[EXERCISE DETAILS]
Each line below must be set down exactly; omit any image you find.

[DATASET EXCERPT]
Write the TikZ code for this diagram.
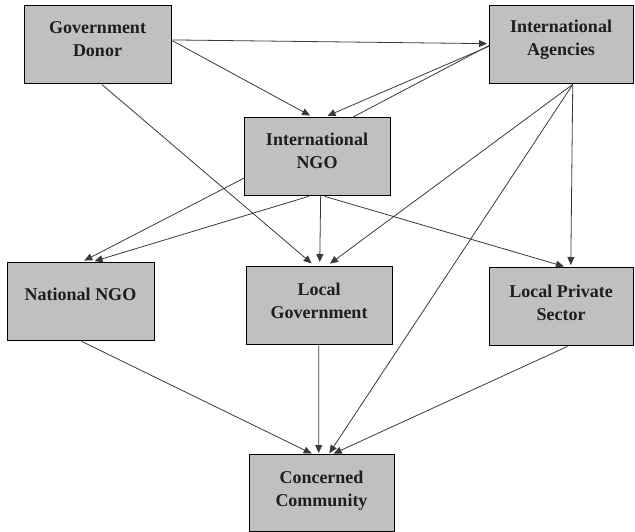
\documentclass[tikz,border=0pt]{standalone}
\usepackage{fontspec}
\setmainfont{Liberation Serif}
\usetikzlibrary{arrows.meta,calc}
\definecolor{boxgrey}{HTML}{C0C0C0}
\definecolor{linegrey}{HTML}{3A3A3A}
\definecolor{textdark}{HTML}{1E1E1E}
\tikzset{
 box/.style={draw=black, line width=1.4pt, fill=boxgrey, rectangle, inner sep=0pt, anchor=north west},
 lbl/.style={font=\bfseries\fontsize{18}{23}\selectfont, align=center, inner sep=0pt, text=textdark},
 conn/.style={draw=linegrey, line width=0.8pt, -{Triangle[length=8pt,width=7pt]}, shorten >=2pt},
 plainline/.style={draw=linegrey, line width=0.8pt}
}
\begin{document}
\begin{tikzpicture}[x=1pt,y=-1pt]
\useasboundingbox (0,0) rectangle (635,532);
% boxes
\node[box, minimum width=147pt, minimum height=78pt] (gd) at (24,5) {};
\node[box, minimum width=144pt, minimum height=78pt] (ia) at (489,5) {};
\node[box, minimum width=146pt, minimum height=78pt] (ingo) at (244,117) {};
\node[box, minimum width=147pt, minimum height=78pt] (nat) at (7,262) {};
\node[box, minimum width=146pt, minimum height=78pt] (lg) at (246,266) {};
\node[box, minimum width=144pt, minimum height=78pt] (lps) at (489,267) {};
\node[box, minimum width=145pt, minimum height=77pt] (cc) at (249,454) {};
% labels
\node[lbl] (gdt) at (97.5,39.5) {Government\\Donor};
\node[lbl] (iat) at (561,39.5) {International\\Agencies};
\node[lbl] (ingot) at (317,151) {International\\NGO};
\node[lbl] (natt) at (80.5,294) {National NGO};
\node[lbl] (lgt) at (319,300.5) {Local\\Government};
\node[lbl] (lpst) at (561,302.5) {Local Private\\Sector};
\node[lbl] (cct) at (321.5,490.5) {Concerned\\Community};
% connectors
\draw[conn] ($(gd.north east)!0.44!(gd.south east)$) -- ($(ia.north west)!0.487!(ia.south west)$);
\draw[conn, shorten >=3pt] ($(gd.north east)!0.45!(gd.south east)$) -- ($(ingo.north west)!0.466!(ingo.north east)$);
\draw[conn, shorten >=3pt] ($(ia.north west)!0.52!(ia.south west)$) -- ($(ingo.north west)!0.548!(ingo.north east)$);
\draw[plainline] ($(ingo.north west)!0.74!(ingo.north east)$) -- ($(ia.north west)!0.51!(ia.south west)$);
\draw[conn, shorten >=4pt] ($(ia.south west)!0.576!(ia.south east)$) -- ($(lg.north west)!0.548!(lg.north east)$);
\draw[conn, shorten >=1pt] ($(ia.south west)!0.576!(ia.south east)$) -- ($(cc.north west)!0.545!(cc.north east)$);
\draw[conn, shorten >=2pt] ($(ia.south west)!0.576!(ia.south east)$) -- ($(lps.north west)!0.5625!(lps.north east)$);
\draw[conn, shorten >=3pt] ($(ingo.north west)!0.77!(ingo.south west)$) -- ($(nat.north west)!0.503!(nat.north east)$);
\draw[conn, shorten >=3pt] ($(ingo.south west)!0.438!(ingo.south east)$) -- ($(nat.north west)!0.571!(nat.north east)$);
\draw[conn, shorten >=4pt] ($(gd.south west)!0.524!(gd.south east)$) -- ($(lg.north west)!0.466!(lg.north east)$);
\draw[conn, shorten >=4pt] ($(ingo.south west)!0.52!(ingo.south east)$) -- ($(lg.north west)!0.5!(lg.north east)$);
\draw[conn, shorten >=2pt] ($(ingo.south west)!0.548!(ingo.south east)$) -- ($(lps.north west)!0.528!(lps.north east)$);
\draw[conn, shorten >=1pt] ($(nat.south west)!0.503!(nat.south east)$) -- ($(cc.north west)!0.434!(cc.north east)$);
\draw[conn, shorten >=1pt] ($(lg.south west)!0.493!(lg.south east)$) -- ($(cc.north west)!0.476!(cc.north east)$);
\draw[conn, shorten >=1pt] ($(lps.south west)!0.54!(lps.south east)$) -- ($(cc.north west)!0.572!(cc.north east)$);
\end{tikzpicture}
\end{document}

[ANSWER TO THIS PROBLEM]
Write the TikZ code for this diagram.
\documentclass[tikz,border=0pt]{standalone}
\usepackage{fontspec}
\setmainfont{Liberation Serif}
\usetikzlibrary{arrows.meta,calc}
\definecolor{boxgrey}{HTML}{C0C0C0}
\definecolor{linegrey}{HTML}{3A3A3A}
\definecolor{textdark}{HTML}{1E1E1E}
\tikzset{
 box/.style={draw=black, line width=1.4pt, fill=boxgrey, rectangle, inner sep=0pt, anchor=north west},
 lbl/.style={font=\bfseries\fontsize{18}{23}\selectfont, align=center, inner sep=0pt, text=textdark},
 conn/.style={draw=linegrey, line width=0.8pt, -{Triangle[length=8pt,width=7pt]}, shorten >=2pt},
 plainline/.style={draw=linegrey, line width=0.8pt}
}
\begin{document}
\begin{tikzpicture}[x=1pt,y=-1pt]
\useasboundingbox (0,0) rectangle (635,532);
% boxes
\node[box, minimum width=147pt, minimum height=78pt] (gd) at (24,5) {};
\node[box, minimum width=144pt, minimum height=78pt] (ia) at (489,5) {};
\node[box, minimum width=146pt, minimum height=78pt] (ingo) at (244,117) {};
\node[box, minimum width=147pt, minimum height=78pt] (nat) at (7,262) {};
\node[box, minimum width=146pt, minimum height=78pt] (lg) at (246,266) {};
\node[box, minimum width=144pt, minimum height=78pt] (lps) at (489,267) {};
\node[box, minimum width=145pt, minimum height=77pt] (cc) at (249,454) {};
% labels
\node[lbl] (gdt) at (97.5,39.5) {Government\\Donor};
\node[lbl] (iat) at (561,39.5) {International\\Agencies};
\node[lbl] (ingot) at (317,151) {International\\NGO};
\node[lbl] (natt) at (80.5,294) {National NGO};
\node[lbl] (lgt) at (319,300.5) {Local\\Government};
\node[lbl] (lpst) at (561,302.5) {Local Private\\Sector};
\node[lbl] (cct) at (321.5,490.5) {Concerned\\Community};
% connectors
\draw[conn] ($(gd.north east)!0.44!(gd.south east)$) -- ($(ia.north west)!0.487!(ia.south west)$);
\draw[conn, shorten >=3pt] ($(gd.north east)!0.45!(gd.south east)$) -- ($(ingo.north west)!0.466!(ingo.north east)$);
\draw[conn, shorten >=3pt] ($(ia.north west)!0.52!(ia.south west)$) -- ($(ingo.north west)!0.548!(ingo.north east)$);
\draw[plainline] ($(ingo.north west)!0.74!(ingo.north east)$) -- ($(ia.north west)!0.51!(ia.south west)$);
\draw[conn, shorten >=4pt] ($(ia.south west)!0.576!(ia.south east)$) -- ($(lg.north west)!0.548!(lg.north east)$);
\draw[conn, shorten >=1pt] ($(ia.south west)!0.576!(ia.south east)$) -- ($(cc.north west)!0.545!(cc.north east)$);
\draw[conn, shorten >=2pt] ($(ia.south west)!0.576!(ia.south east)$) -- ($(lps.north west)!0.5625!(lps.north east)$);
\draw[conn, shorten >=3pt] ($(ingo.north west)!0.77!(ingo.south west)$) -- ($(nat.north west)!0.503!(nat.north east)$);
\draw[conn, shorten >=3pt] ($(ingo.south west)!0.438!(ingo.south east)$) -- ($(nat.north west)!0.571!(nat.north east)$);
\draw[conn, shorten >=4pt] ($(gd.south west)!0.524!(gd.south east)$) -- ($(lg.north west)!0.466!(lg.north east)$);
\draw[conn, shorten >=4pt] ($(ingo.south west)!0.52!(ingo.south east)$) -- ($(lg.north west)!0.5!(lg.north east)$);
\draw[conn, shorten >=2pt] ($(ingo.south west)!0.548!(ingo.south east)$) -- ($(lps.north west)!0.528!(lps.north east)$);
\draw[conn, shorten >=1pt] ($(nat.south west)!0.503!(nat.south east)$) -- ($(cc.north west)!0.434!(cc.north east)$);
\draw[conn, shorten >=1pt] ($(lg.south west)!0.493!(lg.south east)$) -- ($(cc.north west)!0.476!(cc.north east)$);
\draw[conn, shorten >=1pt] ($(lps.south west)!0.54!(lps.south east)$) -- ($(cc.north west)!0.572!(cc.north east)$);
\end{tikzpicture}
\end{document}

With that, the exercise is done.